Load balancers do add some complexity and as you have noticed, TAC AAA engineers will often ask it as a discovery question first.  I have had cases where I have had to prove that the issue is not a load balancer problem as one of the troubleshooting steps.  Troubleshooting can be more complicated with load balancers depending on how you are load balancing.  If you are hashing two attributes then sessions might not be as deterministic to say X endpoint session will hit X PSN.  Only really bothers me if i'm trying to run a tcpdump from the gui or watch a debug log on a PSN.

I find that once a load balancer config has been ironed out, it's usually rock solid.  So long as no one is in there changing anything then it has not been the source of my concerns when troubleshooting.  The exception to this was when I had an engineer silently modify the global MTU setting to 9000.  The next morning was a little rough as client authentications were being reassembled and sent on to ISE as jumbos.  Looked as if clients were just misconfigured and failing to respond until you dig in to the debugs. 

There is a very relevant Cisco Live session, BRKSEC-3699 "Designing ISE for Scale & High Availability". It has a whole section on load balancing ISE, hopefully BRKSEC-3699 is what you were referencing to.  Craig Hyps presented this yesterday and made a great argument for load balancing.  It requires a significant amount of planning and forethought to manually distribute load across your PSNs.  If you can place 3 PSNs behind a two different VIP's it simplifies config and reduces this manual effort. 
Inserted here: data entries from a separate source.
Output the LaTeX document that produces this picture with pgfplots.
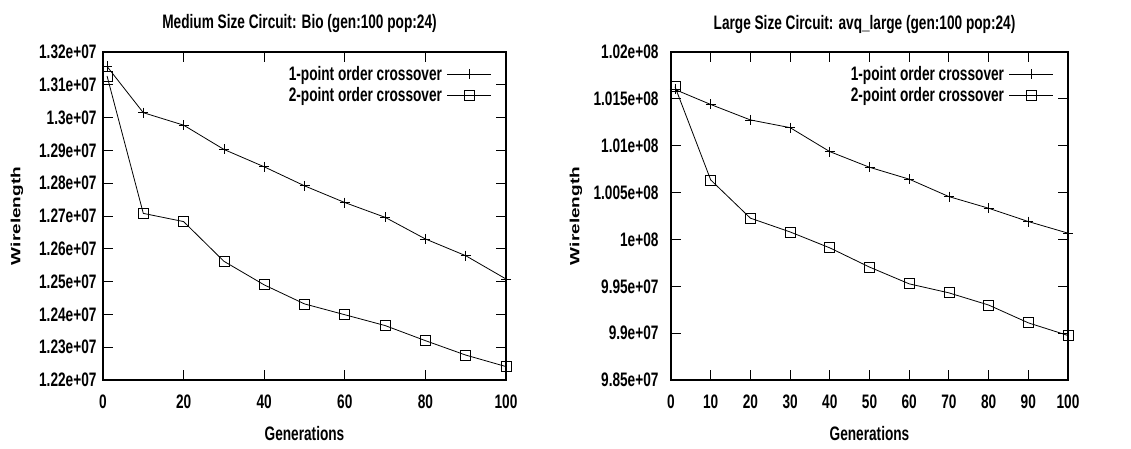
\documentclass[border=0pt]{standalone}
\usepackage{pgfplots}
\pgfplotsset{compat=1.18}
\usepackage{fontspec}
\usepackage{graphicx}
\setmainfont{Liberation Sans}[FakeStretch=0.7]
\newfontfamily\ylfont{Liberation Sans}
\newcommand\cf{\fontsize{19.5}{22}\selectfont\bfseries}

\pgfplotsset{
  gp/.style={
    scale only axis,
    height=328pt,
    xmin=0, xmax=100,
    axis line style={line width=1.5pt},
    tick style={line width=1pt, black},
    major tick length=10pt,
    tick align=inside,
    scaled y ticks=false,
    /pgf/number format/assume math mode=true,
    tick label style={font=\cf},
    xticklabel style={anchor=center, yshift=-22pt},
    yticklabel style={xshift=-3pt},
    title style={font=\cf, at={(axis description cs:0.5,1)}, anchor=center, yshift=22pt, xshift=-5pt},
    xlabel style={font=\cf, at={(axis description cs:0.5,0)}, anchor=center, yshift=-54pt},
    legend plot pos=right,
    legend cell align=right,
    legend style={draw=none, fill=none, font=\cf, at={(axis description cs:1,1)},
      anchor=north east, xshift=-14pt, yshift=-12pt, inner sep=0pt, row sep=2pt,
      column sep=3pt, nodes={inner sep=2pt}},
    legend image code/.code={\draw[mark repeat=2, mark phase=2, #1] plot coordinates {(0pt,0pt) (22pt,0pt) (44pt,0pt)};},
    every axis plot/.append style={black, line width=0.8pt, mark size=5pt, mark options={solid, line width=0.8pt}},
  }
}

\begin{document}
\begin{tikzpicture}
\useasboundingbox (0,0) rectangle (1131pt,448pt);

% medium circuit
\begin{axis}[gp,
  at={(103pt,68pt)}, anchor=south west,
  width=403pt,
  ymin=12200000, ymax=13200000,
  xtick={0,20,40,60,80,100},
  ytick={12200000,12300000,12400000,12500000,12600000,12700000,12800000,12900000,13000000,13100000,13200000},
  yticklabels={1.22e+07,1.23e+07,1.24e+07,1.25e+07,1.26e+07,1.27e+07,1.28e+07,1.29e+07,1.3e+07,1.31e+07,1.32e+07},
  title={Medium Size Circuit: Bio (gen:100 pop:24)},
  xlabel={Generations},
  ylabel={\scalebox{1}[0.7]{\ylfont\fontsize{19}{22}\selectfont\bfseries Wirelength}},
  ylabel style={at={(axis description cs:0,0.5)}, anchor=center, yshift=86pt},
]
\addplot[mark=+] coordinates {(1,13156000)(10,13015000)(20,12977000)(30,12903000)(40,12850000)(50,12792000)(60,12741000)(70,12696000)(80,12630000)(90,12579000)(100,12508000)};
\addlegendentry{1-point order crossover}
\addplot[mark=square] coordinates {(1,13127000)(10,12708000)(20,12683000)(30,12562000)(40,12490000)(50,12432000)(60,12399000)(70,12366000)(80,12320000)(90,12276000)(100,12241000)};
\addlegendentry{2-point order crossover}
\end{axis}

% large circuit
\begin{axis}[gp,
  at={(671pt,68pt)}, anchor=south west,
  width=397pt,
  ymin=98500000, ymax=102000000,
  xtick={0,10,20,30,40,50,60,70,80,90,100},
  ytick={98500000,99000000,99500000,100000000,100500000,101000000,101500000,102000000},
  yticklabels={9.85e+07,9.9e+07,9.95e+07,1e+08,1.005e+08,1.01e+08,1.015e+08,1.02e+08},
  yticklabel style={xshift=-6pt},
  title={Large Size Circuit: avq\_large (gen:100 pop:24)},
  xlabel={Generations},
  ylabel={\scalebox{1}[0.7]{\ylfont\fontsize{19}{22}\selectfont\bfseries Wirelength}},
  ylabel style={at={(axis description cs:0,0.5)}, anchor=center, yshift=95pt},
]
\addplot[mark=+] coordinates {(1,101600000)(10,101440000)(20,101275000)(30,101193000)(40,100937000)(50,100770000)(60,100643000)(70,100457000)(80,100333000)(90,100191000)(100,100067000)};
\addlegendentry{1-point order crossover}
\addplot[mark=square] coordinates {(1,101630000)(10,100635000)(20,100227000)(30,100080000)(40,99910000)(50,99705000)(60,99526000)(70,99430000)(80,99300000)(90,99110000)(100,98975000)};
\addlegendentry{2-point order crossover}
\end{axis}
\end{tikzpicture}
\end{document}
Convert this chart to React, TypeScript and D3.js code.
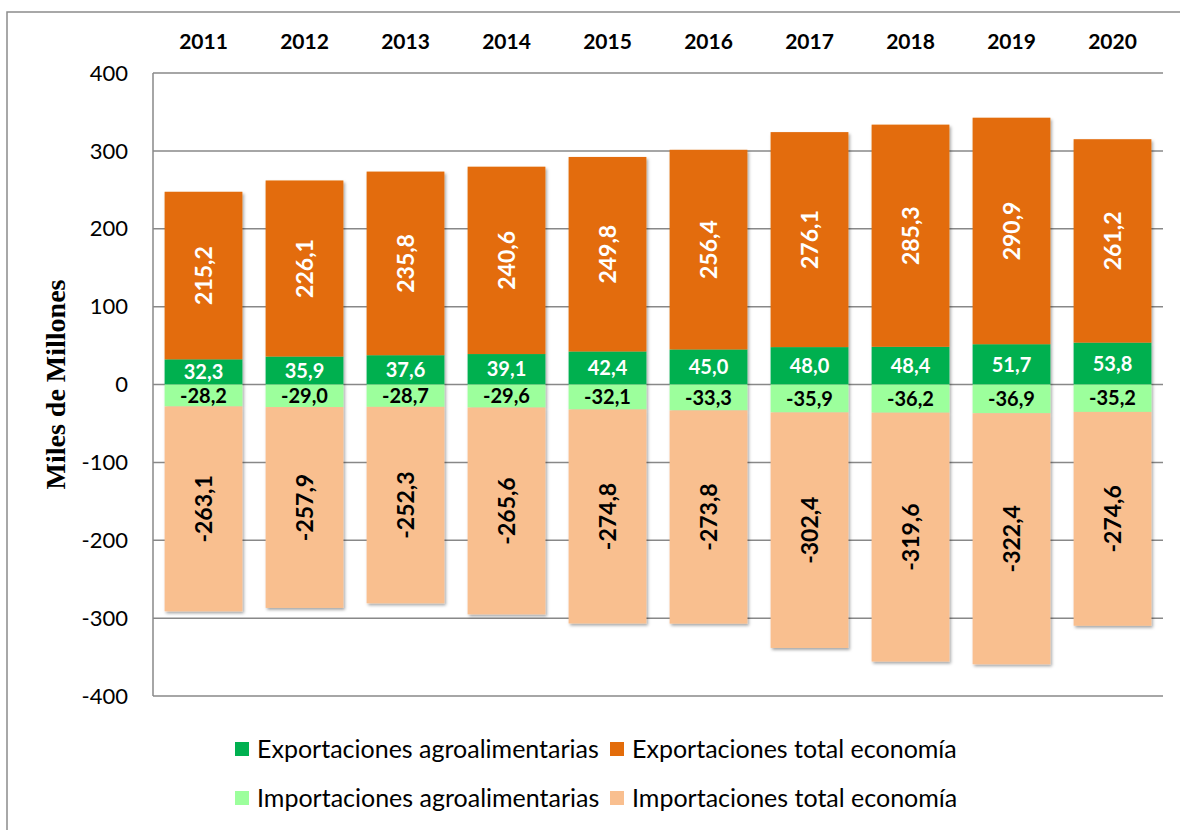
import React, { useEffect } from 'react';
import * as d3 from 'd3';

const years = ['2011', '2012', '2013', '2014', '2015', '2016', '2017', '2018', '2019', '2020'];
const agroExports = [32.3, 35.9, 37.6, 39.1, 42.4, 45.0, 48.0, 48.4, 51.7, 53.8];
const totalExports = [215.2, 226.1, 235.8, 240.6, 249.8, 256.4, 276.1, 285.3, 290.9, 261.2];
const agroImports = [-28.2, -29.0, -28.7, -29.6, -32.1, -33.3, -35.9, -36.2, -36.9, -35.2];
const totalImports = [-263.1, -257.9, -252.3, -265.6, -274.8, -273.8, -302.4, -319.6, -322.4, -274.6];
const yTicks = [400, 300, 200, 100, 0, -100, -200, -300, -400];

const seriesKeys = ['agroExp', 'totalExp', 'agroImp', 'totalImp'];
const seriesNames = [
  'Exportaciones agroalimentarias',
  'Exportaciones total economía',
  'Importaciones agroalimentarias',
  'Importaciones total economía',
];
const colors = ['#00b050', '#e36c0a', '#9cff9c', '#f9bf8f'];
const labelColors = ['#ffffff', '#ffffff', '#000000', '#000000'];

const fmt = (v: number) => v.toFixed(1).replace('.', ',');
const font = 'Lato, "Open Sans", sans-serif';

export default function App() {
  useEffect(() => {
    document.body.style.margin = '0';
  }, []);

  const W = 1180;
  const H = 830;
  const left = 153, right = 1163, top = 73, bottom = 696;

  const x = d3.scaleBand<string>().domain(years).range([left, right]).paddingInner(0.23).paddingOuter(0.115);
  const y = d3.scaleLinear().domain([-400, 400]).range([bottom, top]);

  const rows = years.map((yr, i) => ({
    year: yr,
    agroExp: agroExports[i],
    totalExp: totalExports[i],
    agroImp: agroImports[i],
    totalImp: totalImports[i],
  }));
  const stacked = d3.stack<any>().keys(seriesKeys).offset(d3.stackOffsetDiverging)(rows);

  return (
    <svg width={W} height={H} style={{ display: 'block', background: '#fff' }}>
      <defs>
        <filter id="shadow" x="-10%" y="-10%" width="125%" height="125%">
          <feDropShadow dx="1.5" dy="2" stdDeviation="1.5" floodColor="#000" floodOpacity="0.35" />
        </filter>
      </defs>
      <rect x={7} y={12} width={W + 10} height={H + 10} fill="#fff" stroke="#8c8c8c" strokeWidth={1.5} />

      {/* gridlines */}
      {yTicks.map((t) => (
        <line key={t} x1={left} x2={right} y1={y(t)} y2={y(t)} stroke="#888" strokeWidth={1.5} />
      ))}
      <line x1={left} x2={left} y1={top} y2={bottom} stroke="#888" strokeWidth={1.5} />

      {/* tick labels */}
      {yTicks.map((t) => (
        <text key={'t' + t} x={128} y={y(t)} dy="0.35em" textAnchor="end" fontFamily={font} fontSize={22} fill="#000">
          {t}
        </text>
      ))}

      {/* year labels */}
      {years.map((yr) => (
        <text key={yr} x={x(yr)! + x.bandwidth() / 2} y={42} dy="0.35em" textAnchor="middle" fontFamily={font} fontWeight={700} fontSize={21} fill="#000">
          {yr}
        </text>
      ))}

      {/* bars */}
      <g filter="url(#shadow)">
        {stacked.map((s, si) =>
          s.map((d, i) => (
            <rect
              key={si + '-' + i}
              x={x(years[i])}
              width={x.bandwidth()}
              y={y(Math.max(d[0], d[1]))}
              height={Math.abs(y(d[0]) - y(d[1]))}
              fill={colors[si]}
            />
          ))
        )}
      </g>

      {/* value labels */}
      {stacked.map((s, si) =>
        s.map((d, i) => {
          const cx = x(years[i])! + x.bandwidth() / 2;
          const cy = y((d[0] + d[1]) / 2);
          const v = (rows[i] as any)[seriesKeys[si]] as number;
          const rotated = si === 1 || si === 3;
          return (
            <text
              key={'l' + si + '-' + i}
              transform={rotated ? `translate(${cx},${cy}) rotate(-90)` : `translate(${cx},${cy})`}
              dy="0.36em"
              textAnchor="middle"
              fontFamily={font}
              fontWeight={700}
              fontSize={rotated ? 23 : 20}
              fill={labelColors[si]}
            >
              {fmt(v)}
            </text>
          );
        })
      )}

      {/* y axis title */}
      <text
        transform={`translate(55,${(top + bottom) / 2}) rotate(-90)`}
        dy="0.35em"
        textAnchor="middle"
        fontFamily='"Liberation Serif", "DejaVu Serif", serif'
        fontWeight={700}
        fontSize={28}
        fill="#000"
      >
        Miles de Millones
      </text>

      {/* legend */}
      {seriesNames.map((name, i) => {
        const col = i % 2;
        const row = Math.floor(i / 2);
        const lx = col === 0 ? 235 : 610;
        const ly = row === 0 ? 749 : 798;
        return (
          <g key={name} transform={`translate(${lx},${ly})`}>
            <rect x={0} y={-7} width={14} height={14} fill={colors[i]} />
            <text x={22} y={0} dy="0.35em" fontFamily={font} fontSize={25} fill="#000">
              {name}
            </text>
          </g>
        );
      })}
    </svg>
  );
}
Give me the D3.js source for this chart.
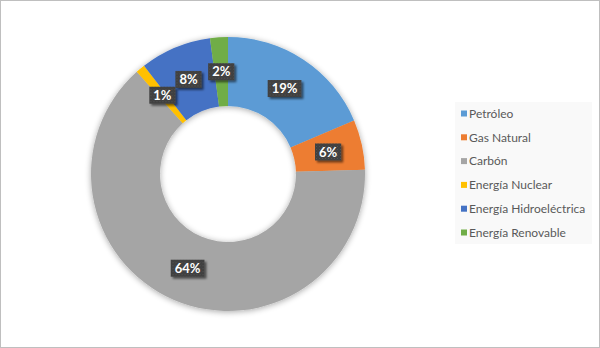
<!DOCTYPE html>
<html>
<head>
<meta charset="utf-8">
<script src="https://cdn.jsdelivr.net/npm/d3@7/dist/d3.min.js"></script>
<style>
  html, body { margin: 0; padding: 0; background: #fff; }
  svg { display: block; }
</style>
</head>
<body>
<svg id="chart" width="600" height="348"></svg>
<script>
// Data
const categories = ["Petróleo", "Gas Natural", "Carbón", "Energía Nuclear", "Energía Hidroeléctrica", "Energía Renovable"];
const values = [18.6, 5.9, 63.9, 1.1, 8.4, 2.1];
const labels = ["19%", "6%", "64%", "1%", "8%", "2%"];
const colors = ["#5B9BD5", "#ED7D31", "#A5A5A5", "#FFC000", "#4472C4", "#70AD47"];

const svg = d3.select("#chart");
const W = 600, H = 348;

// outer frame
svg.append("rect").attr("x", 0.5).attr("y", 0.5).attr("width", W - 1).attr("height", H - 1)
  .attr("fill", "#fff").attr("stroke", "#bfbfbf").attr("stroke-width", 1);

const defs = svg.append("defs");
const ringShadow = defs.append("filter").attr("id", "ringShadow")
  .attr("x", "-20%").attr("y", "-20%").attr("width", "140%").attr("height", "140%");
ringShadow.append("feGaussianBlur").attr("in", "SourceAlpha").attr("stdDeviation", 3).attr("result", "b");
ringShadow.append("feOffset").attr("in", "b").attr("dx", 0).attr("dy", 1).attr("result", "o");
ringShadow.append("feComponentTransfer").attr("in", "o").attr("result", "s")
  .append("feFuncA").attr("type", "linear").attr("slope", 0.35);
const m1 = ringShadow.append("feMerge");
m1.append("feMergeNode").attr("in", "s");
m1.append("feMergeNode").attr("in", "SourceGraphic");

const boxShadow = defs.append("filter").attr("id", "boxShadow")
  .attr("x", "-30%").attr("y", "-40%").attr("width", "170%").attr("height", "190%");
boxShadow.append("feGaussianBlur").attr("in", "SourceAlpha").attr("stdDeviation", 1.2).attr("result", "b");
boxShadow.append("feOffset").attr("in", "b").attr("dx", 2).attr("dy", 2).attr("result", "o");
boxShadow.append("feComponentTransfer").attr("in", "o").attr("result", "s")
  .append("feFuncA").attr("type", "linear").attr("slope", 0.55);
const m2 = boxShadow.append("feMerge");
m2.append("feMergeNode").attr("in", "s");
m2.append("feMergeNode").attr("in", "SourceGraphic");

const pat = defs.append("pattern").attr("id", "dots").attr("width", 3).attr("height", 3)
  .attr("patternUnits", "userSpaceOnUse");
pat.append("rect").attr("width", 3).attr("height", 3).attr("fill", "#3f3f3f");
pat.append("rect").attr("x", 0).attr("y", 0).attr("width", 1).attr("height", 1).attr("fill", "#555");
pat.append("rect").attr("x", 1.5).attr("y", 1.5).attr("width", 1).attr("height", 1).attr("fill", "#4b4b4b");

// Donut
const cx = 228, cy = 174, rOuter = 137, rInner = 68;
const pie = d3.pie().sort(null).value(d => d.v);
const data = categories.map((c, i) => ({ c, v: values[i], l: labels[i], col: colors[i] }));
const arcs = pie(data);
const arc = d3.arc().innerRadius(rInner).outerRadius(rOuter);
const labelArc = d3.arc().innerRadius((rInner + rOuter) / 2).outerRadius((rInner + rOuter) / 2);

const g = svg.append("g").attr("transform", `translate(${cx},${cy})`);
g.append("g").attr("filter", "url(#ringShadow)")
  .selectAll("path").data(arcs).enter().append("path")
  .attr("d", arc).attr("fill", d => d.data.col);

// Labels
const lg = g.append("g");
arcs.forEach(d => {
  const [x, y] = labelArc.centroid(d);
  const grp = lg.append("g").attr("transform", `translate(${x},${y})`);
  const t = grp.append("text").attr("text-anchor", "middle").attr("dy", "0.36em")
    .attr("font-family", "Lato, 'Open Sans', sans-serif").attr("font-weight", "bold")
    .attr("font-size", 13).attr("fill", "#fff").text(d.data.l);
  const w = t.node().getComputedTextLength() + 8;
  grp.insert("rect", "text").attr("x", -w / 2).attr("y", -8.5).attr("width", w).attr("height", 17)
    .attr("fill", "url(#dots)").attr("filter", "url(#boxShadow)");
});

// Legend
const legend = svg.append("g");
legend.append("rect").attr("x", 455).attr("y", 102).attr("width", 137).attr("height", 142)
  .attr("fill", "#f9f9f9");
const ly = d3.scalePoint().domain(categories).range([113.5, 232.5]);
const items = legend.selectAll("g.item").data(data).enter().append("g").attr("class", "item")
  .attr("transform", d => `translate(461,${ly(d.c)})`);
items.append("rect").attr("x", 0).attr("y", -3).attr("width", 6).attr("height", 6).attr("fill", d => d.col);
items.append("text").attr("x", 8).attr("dy", "0.35em")
  .attr("font-family", "Lato, 'Open Sans', sans-serif").attr("font-size", 12).attr("fill", "#595959")
  .text(d => d.c);
</script>
</body>
</html>
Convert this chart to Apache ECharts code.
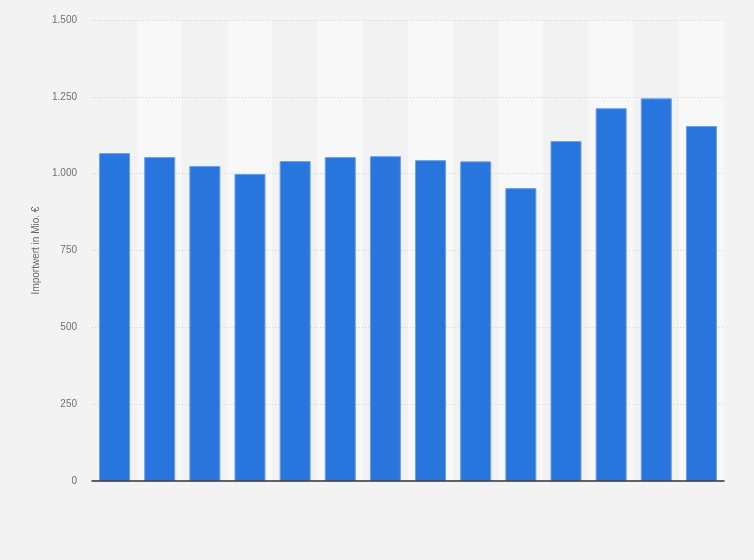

One extra thing to keep in mind and that has helped us out with an odd but impactful failure scenario. 

Configure radius health checks from the load balancer to use an Active Directory/LDAP account and not a local ISE account.  If for some reason (AD engineer deletes your ISE computer account) ISE loses it's ability to authenticate against the directory, the load balancer will be able to mark this PSN down and pull it out of the loop.

Thanks Damien for the plug!

There is a lot of feedback listed at the bottom of the guide post from different teams where certain tweaks may be required for specific environment or software versions deployed.   In addition to fragmentation and reassembly caveats, the two key call-outs in the customer notes include:

  • May need to set CoA SNAT to "IP Forwarding" versus "Standard".
  • Variances in use of CLIENT_DATA versus CLIENT_ACCEPTED in iRules.  I met with F5 at Cisco Live and will be working together to hash this topic out.  F5 is reportedly deprecating CLIENT_DATA, but issues have been seen if switch to CLIENT_ACCEPTED.

As Damien mentioned, once vet out the nuances of your specific config/environment, the deployment tends to be solid.  It is the on-going operations cost of the network, or ability to facilitate upgrades and migrations where the load balancers pay dividends beyond basic load distribution.  F5s also have the ability to handle more sophisticated stitching of flows to help ensure DHCP or even HTTP hits same PSN that is handling RADIUS.  This increases ISE stability and scale and you avoid the need to constantly manage distribution manually at the NAD.